Nobody really wants this, but the Republicans in Washington seem to think they do. But why now when the debt ceiling has been raised seven times in the past decade under George W. Bush without anyone batting an eye? Where was the scrutiny and the concern when the previous president decided to wage two wars while at the same time cutting revenues by allowing tax breaks and loopholes favoring the very wealthy and "too big to fail" corporations, which have reaped enormous profits at the expense of our citizens and the environment? Where was the outrage when the housing market was ballooning to an obvious breaking point and average citizens began to see their wages stagnate or slip?

The middle class has been willing to make concessions, and they have been doing so for a very long time, but we are spent out. Now, the very wealthy and the corporations that have taken advantage of everything this country has to offer continue to refuse to give an inch to bring this economy back from the brink. They have hoarded their wealth, outsourced jobs, and enjoyed paying little or no taxes as a result. Yes, House Speaker John Boehner, Senate Minority Leader Mitch McConnell, House Majority Leader Eric Cantor, "where are the jobs," indeed?

The politicizing is destroying this country, and the Republicans are not interested in stopping it, even as they are now backed into a corner. The sad truth is that a very easy solution is not only possible but necessary. You cannot have a government that seeks to address the needs of its people without adequate revenue. The tax breaks that George Bush and the Republicans have allowed while he was president have given our country this terrible debt. In 2000, we actually had a surplus.

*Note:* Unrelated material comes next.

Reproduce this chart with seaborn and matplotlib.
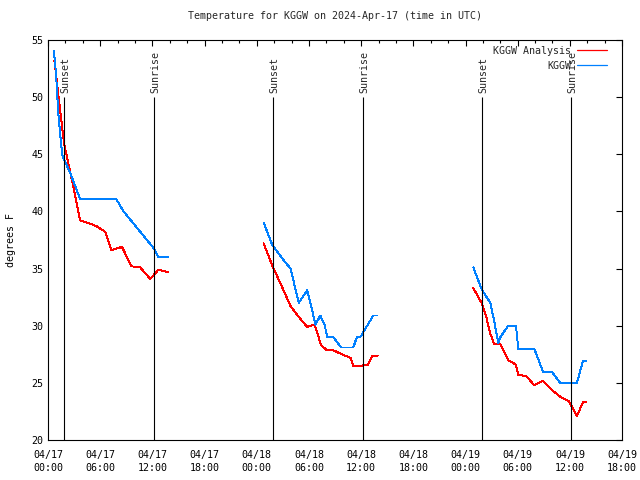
import pandas as pd
import seaborn as sns
import matplotlib.pyplot as plt
import matplotlib.dates as mdates
from matplotlib.lines import Line2D

# KGGW observations, three nights (UTC)
obs_day1_time = ["04-17 00:41", "04-17 00:55", "04-17 01:11", "04-17 01:28", "04-17 01:35", "04-17 01:41",
                 "04-17 02:32", "04-17 03:41", "04-17 07:50", "04-17 08:41", "04-17 12:08", "04-17 12:42",
                 "04-17 13:48"]
obs_day1_temp = [54.0, 52.1, 48.6, 46.2, 45.4, 44.8, 43.4, 41.1, 41.1, 40.0, 36.8, 36.0, 36.0]

obs_day2_time = ["04-18 00:48", "04-18 01:46", "04-18 02:55", "04-18 03:53", "04-18 04:50", "04-18 05:48",
                 "04-18 06:46", "04-18 07:18", "04-18 07:48", "04-18 08:06", "04-18 08:48", "04-18 09:42",
                 "04-18 11:06", "04-18 11:30", "04-18 11:54", "04-18 13:24", "04-18 13:52"]
obs_day2_temp = [39.0, 37.1, 35.9, 35.0, 32.0, 33.1, 30.1, 30.9, 30.1, 29.0, 29.0, 28.1,
                 28.1, 29.0, 29.0, 30.9, 30.9]

obs_day3_time = ["04-19 00:54", "04-19 01:51", "04-19 02:51", "04-19 03:18", "04-19 03:46", "04-19 04:00",
                 "04-19 04:54", "04-19 05:48", "04-19 06:04", "04-19 07:54", "04-19 08:54", "04-19 09:54",
                 "04-19 10:54", "04-19 12:48", "04-19 13:30", "04-19 13:54"]
obs_day3_temp = [35.1, 33.2, 32.0, 30.4, 28.5, 29.0, 30.0, 30.0, 28.0, 28.0, 26.0, 26.0,
                 25.0, 25.0, 26.9, 26.9]

# KGGW analysis
ana_day1_time = ["04-17 00:44", "04-17 01:50", "04-17 02:54", "04-17 03:42", "04-17 04:36", "04-17 05:36",
                 "04-17 06:36", "04-17 07:18", "04-17 08:30", "04-17 09:36", "04-17 10:36", "04-17 11:45",
                 "04-17 12:42", "04-17 13:48"]
ana_day1_temp = [53.2, 46.0, 42.2, 39.2, 39.0, 38.7, 38.2, 36.6, 36.9, 35.2, 35.1, 34.1, 34.9, 34.7]

ana_day2_time = ["04-18 00:48", "04-18 01:46", "04-18 02:54", "04-18 03:54", "04-18 04:48", "04-18 05:48",
                 "04-18 06:39", "04-18 07:24", "04-18 08:00", "04-18 08:42", "04-18 09:48", "04-18 10:48",
                 "04-18 11:06", "04-18 11:54", "04-18 12:48", "04-18 13:18", "04-18 13:54"]
ana_day2_temp = [37.2, 35.3, 33.4, 31.7, 30.8, 29.9, 30.1, 28.3, 27.9, 27.9, 27.5, 27.2,
                 26.5, 26.5, 26.6, 27.4, 27.4]

ana_day3_time = ["04-19 00:54", "04-19 01:51", "04-19 02:21", "04-19 02:51", "04-19 03:18", "04-19 04:00",
                 "04-19 04:54", "04-19 05:48", "04-19 06:04", "04-19 07:00", "04-19 07:54", "04-19 08:54",
                 "04-19 09:54", "04-19 10:54", "04-19 11:54", "04-19 12:48", "04-19 13:30", "04-19 13:54"]
ana_day3_temp = [33.3, 32.0, 30.9, 29.3, 28.4, 28.4, 27.0, 26.6, 25.7, 25.6, 24.8, 25.2,
                 24.4, 23.8, 23.4, 22.1, 23.3, 23.3]

sunset_times = ["04-17 01:48", "04-18 01:50", "04-19 01:52"]
sunrise_times = ["04-17 12:12", "04-18 12:12", "04-19 12:09"]

series = [
    ("KGGW Analysis", 1, ana_day1_time, ana_day1_temp),
    ("KGGW Analysis", 2, ana_day2_time, ana_day2_temp),
    ("KGGW Analysis", 3, ana_day3_time, ana_day3_temp),
    ("KGGW", 1, obs_day1_time, obs_day1_temp),
    ("KGGW", 2, obs_day2_time, obs_day2_temp),
    ("KGGW", 3, obs_day3_time, obs_day3_temp),
]
frames = []
for src, seg, t, v in series:
    frames.append(pd.DataFrame({"time": pd.to_datetime(["2024-" + s for s in t]),
                                "temp": v, "source": src, "seg": seg}))
df = pd.concat(frames, ignore_index=True)

def ts(s):
    return pd.Timestamp("2024-" + s)

sns.set_theme(style="white")
plt.rcParams["font.family"] = ["DejaVu Sans Mono"]
plt.rcParams["xtick.direction"] = "in"
plt.rcParams["ytick.direction"] = "in"

fig, ax = plt.subplots(figsize=(6.4, 4.8), dpi=100)
fig.subplots_adjust(left=0.075, right=0.972, top=0.917, bottom=0.083)

palette = {"KGGW Analysis": "#ff0000", "KGGW": "#0080ff"}
sns.lineplot(data=df, x="time", y="temp", hue="source", units="seg", estimator=None,
             hue_order=["KGGW Analysis", "KGGW"], palette=palette, linewidth=0.7,
             legend=False, ax=ax, antialiased=False)

fs = 7.2
for s in sunset_times:
    ax.vlines(ts(s), 20, 50, color="black", lw=0.8)
    ax.annotate("Sunset", (ts(s), 50), xytext=(1, 3), textcoords="offset points",
                rotation=90, ha="center", va="bottom", fontsize=fs)
for s in sunrise_times:
    ax.vlines(ts(s), 20, 50, color="black", lw=0.8)
    ax.annotate("Sunrise", (ts(s), 50), xytext=(1, 3), textcoords="offset points",
                rotation=90, ha="center", va="bottom", fontsize=fs)

ax.set_xlim(pd.Timestamp("2024-04-17 00:00"), pd.Timestamp("2024-04-19 18:00"))
ax.set_ylim(20, 55)
ax.xaxis.set_major_locator(mdates.HourLocator(byhour=[0, 6, 12, 18]))
ax.xaxis.set_minor_locator(mdates.HourLocator(byhour=range(0, 24, 2)))
ax.xaxis.set_major_formatter(mdates.DateFormatter("%m/%d\n%H:%M"))
ax.set_yticks(range(20, 56, 5))
ax.tick_params(which="both", top=True, right=True, labelsize=fs, colors="black")
ax.tick_params(which="major", length=4.5, width=0.8)
ax.tick_params(which="minor", length=2.5, width=0.8)
ax.tick_params(axis="x", pad=7)
for lab in ax.get_xticklabels():
    lab.set_linespacing(1.45)
for sp in ax.spines.values():
    sp.set_color("black")
    sp.set_linewidth(0.8)

ax.set_xlabel("")
ax.set_ylabel("degrees F", fontsize=fs, labelpad=11, color="black")
ax.set_title("Temperature for KGGW on 2024-Apr-17 (time in UTC)", fontsize=fs, pad=15)

handles = [Line2D([], [], color=palette[k], lw=0.9) for k in ["KGGW Analysis", "KGGW"]]
ax.legend(handles, ["KGGW Analysis", "KGGW"], loc="upper right", bbox_to_anchor=(0.985, 1.0),
          markerfirst=False, frameon=False, fontsize=fs, handlelength=3.0,
          handletextpad=0.6, labelspacing=0.5, borderaxespad=0.2)

fig.savefig("out.png", dpi=100)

Military spending and outrageous tax breaks for those who can most afford it have destroyed this economy. It is time for the Republicans to start acting like adults and realize that they have been elected to represent their constituents, all of them, and that they must make decisions in the best interest of our country and its people, not just in the interest of the corporate elite and the wealthy that support them. If they are not willing to do this, then they should be the ones "flipping burgers" for minimum wage.